======== Material ========

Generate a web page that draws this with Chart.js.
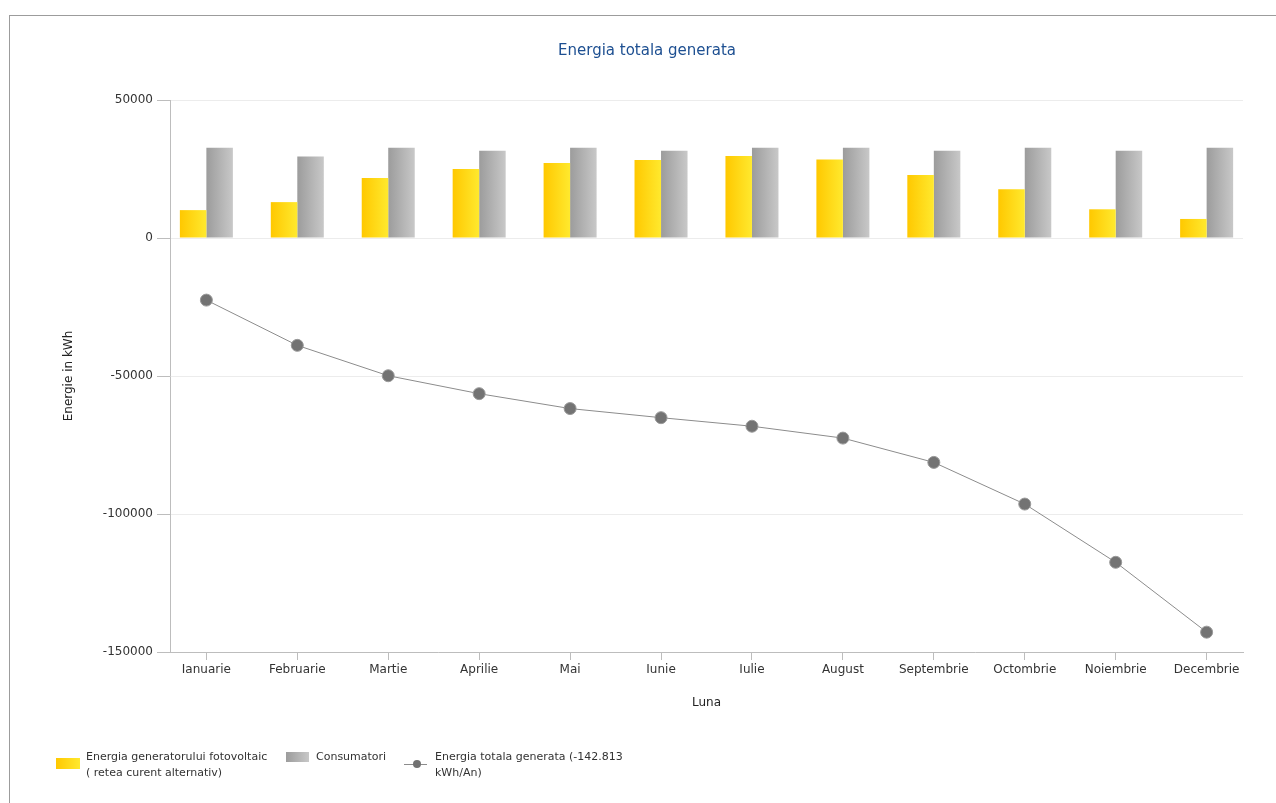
<!DOCTYPE html>
<html>
<head>
<meta charset="utf-8">
<title>Energia totala generata</title>
<script src="https://cdn.jsdelivr.net/npm/chart.js@4/dist/chart.umd.min.js"></script>
<style>
  body { margin: 0; background: #fff; font-family: "DejaVu Sans", sans-serif; }
  #wrap { position: relative; width: 1276px; height: 803px; overflow: hidden; }
  #frame { position: absolute; left: 9px; top: 15px; width: 1400px; height: 900px;
           border-top: 1px solid #9c9c9c; border-left: 1px solid #9c9c9c; }
  #chart { position: absolute; left: 0; top: 0; }
  .lg { position: absolute; font-size: 11px; line-height: 16px; color: #333; white-space: nowrap; }
  .sw { position: absolute; }
</style>
</head>
<body>
<div id="wrap">
  <div id="frame"></div>
  <canvas id="chart" width="1276" height="803"></canvas>

  <div class="sw" style="left:56px;top:758px;width:24px;height:11px;background:linear-gradient(to right,#ffc800,#ffe92e);"></div>
  <div class="lg" style="left:86px;top:749px;">Energia generatorului fotovoltaic<br>( retea curent alternativ)</div>

  <div class="sw" style="left:286px;top:752px;width:23px;height:10px;background:linear-gradient(to right,#9c9c9c,#c8c8c8);"></div>
  <div class="lg" style="left:316px;top:749px;">Consumatori</div>

  <div class="sw" style="left:404px;top:764px;width:23px;height:1px;background:#8c8c8c;"></div>
  <div class="sw" style="left:413px;top:760px;width:8px;height:8px;border-radius:50%;background:#727272;"></div>
  <div class="lg" style="left:435px;top:749px;">Energia totala generata (-142.813<br>kWh/An)</div>
</div>

<script>
var MONTHS = ['Ianuarie', 'Februarie', 'Martie', 'Aprilie', 'Mai', 'Iunie',
  'Iulie', 'August', 'Septembrie', 'Octombrie', 'Noiembrie', 'Decembrie'];

// kWh per luna
var PV_ENERGY = [10100, 13000, 21700, 25000, 27200, 28300, 29700, 28400, 22800, 17700, 10400, 6900];
var CONSUMERS = [32700, 29500, 32700, 31600, 32700, 31600, 32700, 32700, 31600, 32700, 31600, 32700];
var TOTAL_GENERATED = [-22500, -38900, -49900, -56400, -61800, -65100, -68200, -72500, -81300, -96400, -117500, -142813];

var Y_TICKS = [-150000, -100000, -50000, 0, 50000];

var CAT_PCT = 0.583;
var FONT = '"DejaVu Sans", sans-serif';

function toPoints(values) {
  return values.map(function(v, i) { return { x: i, y: v }; });
}

// horizontal gradient across each bar
function barGradient(from, to, side) {
  return function(ctx) {
    var chart = ctx.chart;
    if (!chart.chartArea || ctx.dataIndex === undefined) return from;
    var xs = chart.scales.x;
    var c = xs.getPixelForValue(ctx.dataIndex);
    var size = Math.abs(xs.getPixelForValue(1) - xs.getPixelForValue(0)) * CAT_PCT;
    var left = c - size / 2 + side * size / 2;
    var g = chart.ctx.createLinearGradient(left, 0, left + size / 2, 0);
    g.addColorStop(0, from);
    g.addColorStop(1, to);
    return g;
  };
}

new Chart(document.getElementById('chart'), {
  type: 'bar',
  data: {
    datasets: [
      {
        label: 'Energia generatorului fotovoltaic ( retea curent alternativ)',
        data: toPoints(PV_ENERGY),
        backgroundColor: barGradient('#ffc800', '#ffe92e', 0),
        categoryPercentage: CAT_PCT,
        barPercentage: 1
      },
      {
        label: 'Consumatori',
        data: toPoints(CONSUMERS),
        backgroundColor: barGradient('#9c9c9c', '#c8c8c8', 1),
        categoryPercentage: CAT_PCT,
        barPercentage: 1
      },
      {
        type: 'line',
        label: 'Energia totala generata (-142.813 kWh/An)',
        data: toPoints(TOTAL_GENERATED),
        borderColor: '#8c8c8c',
        borderWidth: 1,
        tension: 0,
        pointRadius: 6,
        pointBackgroundColor: '#737373',
        pointBorderColor: '#999',
        pointBorderWidth: 1
      }
    ]
  },
  options: {
    responsive: false,
    animation: false,
    layout: { padding: { left: 51, right: 33, top: 0, bottom: 73 } },
    plugins: {
      legend: { display: false },
      tooltip: { enabled: false },
      title: {
        display: true,
        text: 'Energia totala generata',
        color: '#1d4f91',
        font: { family: FONT, size: 15, weight: 'normal' },
        padding: { top: 42, bottom: 40 }
      }
    },
    scales: {
      x: {
        type: 'linear',
        min: -0.4,
        max: 11.4,
        offset: false,
        afterFit: function(scale) { scale.height = 78; },
        grid: { offset: false, drawOnChartArea: false, drawTicks: true, tickLength: 8, tickColor: '#bdbdbd' },
        border: { color: '#bdbdbd', width: 1 },
        ticks: {
          stepSize: 1,
          includeBounds: false,
          autoSkip: false,
          maxRotation: 0,
          padding: 3,
          color: '#333',
          font: { family: FONT, size: 12 },
          callback: function(v) { return MONTHS[v] !== undefined ? MONTHS[v] : ''; }
        },
        title: {
          display: true,
          text: 'Luna',
          color: '#222',
          font: { family: FONT, size: 12 },
          padding: { top: 4, bottom: 20 }
        }
      },
      y: {
        min: Y_TICKS[0],
        max: Y_TICKS[Y_TICKS.length - 1],
        afterFit: function(scale) { scale.width = 119; },
        afterBuildTicks: function(scale) {
          scale.ticks = Y_TICKS.map(function(v) { return { value: v }; });
        },
        grid: { color: '#ececec', tickColor: '#bdbdbd', tickLength: 13 },
        border: { color: '#bdbdbd', width: 1 },
        ticks: {
          padding: 4,
          color: '#333',
          font: { family: FONT, size: 12 },
          callback: function(v) { return String(v); }
        },
        title: {
          display: true,
          text: 'Energie in kWh',
          color: '#222',
          font: { family: FONT, size: 12 },
          padding: { top: 11, bottom: 0 }
        }
      }
    }
  }
});
</script>
</body>
</html>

========

:: What you are asked to do ::
Quote each line of the listing exactly, but leave the pictures out.

:: Written solution ::
Generate a web page that draws this with Chart.js.
<!DOCTYPE html>
<html>
<head>
<meta charset="utf-8">
<title>Energia totala generata</title>
<script src="https://cdn.jsdelivr.net/npm/chart.js@4/dist/chart.umd.min.js"></script>
<style>
  body { margin: 0; background: #fff; font-family: "DejaVu Sans", sans-serif; }
  #wrap { position: relative; width: 1276px; height: 803px; overflow: hidden; }
  #frame { position: absolute; left: 9px; top: 15px; width: 1400px; height: 900px;
           border-top: 1px solid #9c9c9c; border-left: 1px solid #9c9c9c; }
  #chart { position: absolute; left: 0; top: 0; }
  .lg { position: absolute; font-size: 11px; line-height: 16px; color: #333; white-space: nowrap; }
  .sw { position: absolute; }
</style>
</head>
<body>
<div id="wrap">
  <div id="frame"></div>
  <canvas id="chart" width="1276" height="803"></canvas>

  <div class="sw" style="left:56px;top:758px;width:24px;height:11px;background:linear-gradient(to right,#ffc800,#ffe92e);"></div>
  <div class="lg" style="left:86px;top:749px;">Energia generatorului fotovoltaic<br>( retea curent alternativ)</div>

  <div class="sw" style="left:286px;top:752px;width:23px;height:10px;background:linear-gradient(to right,#9c9c9c,#c8c8c8);"></div>
  <div class="lg" style="left:316px;top:749px;">Consumatori</div>

  <div class="sw" style="left:404px;top:764px;width:23px;height:1px;background:#8c8c8c;"></div>
  <div class="sw" style="left:413px;top:760px;width:8px;height:8px;border-radius:50%;background:#727272;"></div>
  <div class="lg" style="left:435px;top:749px;">Energia totala generata (-142.813<br>kWh/An)</div>
</div>

<script>
var MONTHS = ['Ianuarie', 'Februarie', 'Martie', 'Aprilie', 'Mai', 'Iunie',
  'Iulie', 'August', 'Septembrie', 'Octombrie', 'Noiembrie', 'Decembrie'];

// kWh per luna
var PV_ENERGY = [10100, 13000, 21700, 25000, 27200, 28300, 29700, 28400, 22800, 17700, 10400, 6900];
var CONSUMERS = [32700, 29500, 32700, 31600, 32700, 31600, 32700, 32700, 31600, 32700, 31600, 32700];
var TOTAL_GENERATED = [-22500, -38900, -49900, -56400, -61800, -65100, -68200, -72500, -81300, -96400, -117500, -142813];

var Y_TICKS = [-150000, -100000, -50000, 0, 50000];

var CAT_PCT = 0.583;
var FONT = '"DejaVu Sans", sans-serif';

function toPoints(values) {
  return values.map(function(v, i) { return { x: i, y: v }; });
}

// horizontal gradient across each bar
function barGradient(from, to, side) {
  return function(ctx) {
    var chart = ctx.chart;
    if (!chart.chartArea || ctx.dataIndex === undefined) return from;
    var xs = chart.scales.x;
    var c = xs.getPixelForValue(ctx.dataIndex);
    var size = Math.abs(xs.getPixelForValue(1) - xs.getPixelForValue(0)) * CAT_PCT;
    var left = c - size / 2 + side * size / 2;
    var g = chart.ctx.createLinearGradient(left, 0, left + size / 2, 0);
    g.addColorStop(0, from);
    g.addColorStop(1, to);
    return g;
  };
}

new Chart(document.getElementById('chart'), {
  type: 'bar',
  data: {
    datasets: [
      {
        label: 'Energia generatorului fotovoltaic ( retea curent alternativ)',
        data: toPoints(PV_ENERGY),
        backgroundColor: barGradient('#ffc800', '#ffe92e', 0),
        categoryPercentage: CAT_PCT,
        barPercentage: 1
      },
      {
        label: 'Consumatori',
        data: toPoints(CONSUMERS),
        backgroundColor: barGradient('#9c9c9c', '#c8c8c8', 1),
        categoryPercentage: CAT_PCT,
        barPercentage: 1
      },
      {
        type: 'line',
        label: 'Energia totala generata (-142.813 kWh/An)',
        data: toPoints(TOTAL_GENERATED),
        borderColor: '#8c8c8c',
        borderWidth: 1,
        tension: 0,
        pointRadius: 6,
        pointBackgroundColor: '#737373',
        pointBorderColor: '#999',
        pointBorderWidth: 1
      }
    ]
  },
  options: {
    responsive: false,
    animation: false,
    layout: { padding: { left: 51, right: 33, top: 0, bottom: 73 } },
    plugins: {
      legend: { display: false },
      tooltip: { enabled: false },
      title: {
        display: true,
        text: 'Energia totala generata',
        color: '#1d4f91',
        font: { family: FONT, size: 15, weight: 'normal' },
        padding: { top: 42, bottom: 40 }
      }
    },
    scales: {
      x: {
        type: 'linear',
        min: -0.4,
        max: 11.4,
        offset: false,
        afterFit: function(scale) { scale.height = 78; },
        grid: { offset: false, drawOnChartArea: false, drawTicks: true, tickLength: 8, tickColor: '#bdbdbd' },
        border: { color: '#bdbdbd', width: 1 },
        ticks: {
          stepSize: 1,
          includeBounds: false,
          autoSkip: false,
          maxRotation: 0,
          padding: 3,
          color: '#333',
          font: { family: FONT, size: 12 },
          callback: function(v) { return MONTHS[v] !== undefined ? MONTHS[v] : ''; }
        },
        title: {
          display: true,
          text: 'Luna',
          color: '#222',
          font: { family: FONT, size: 12 },
          padding: { top: 4, bottom: 20 }
        }
      },
      y: {
        min: Y_TICKS[0],
        max: Y_TICKS[Y_TICKS.length - 1],
        afterFit: function(scale) { scale.width = 119; },
        afterBuildTicks: function(scale) {
          scale.ticks = Y_TICKS.map(function(v) { return { value: v }; });
        },
        grid: { color: '#ececec', tickColor: '#bdbdbd', tickLength: 13 },
        border: { color: '#bdbdbd', width: 1 },
        ticks: {
          padding: 4,
          color: '#333',
          font: { family: FONT, size: 12 },
          callback: function(v) { return String(v); }
        },
        title: {
          display: true,
          text: 'Energie in kWh',
          color: '#222',
          font: { family: FONT, size: 12 },
          padding: { top: 11, bottom: 0 }
        }
      }
    }
  }
});
</script>
</body>
</html>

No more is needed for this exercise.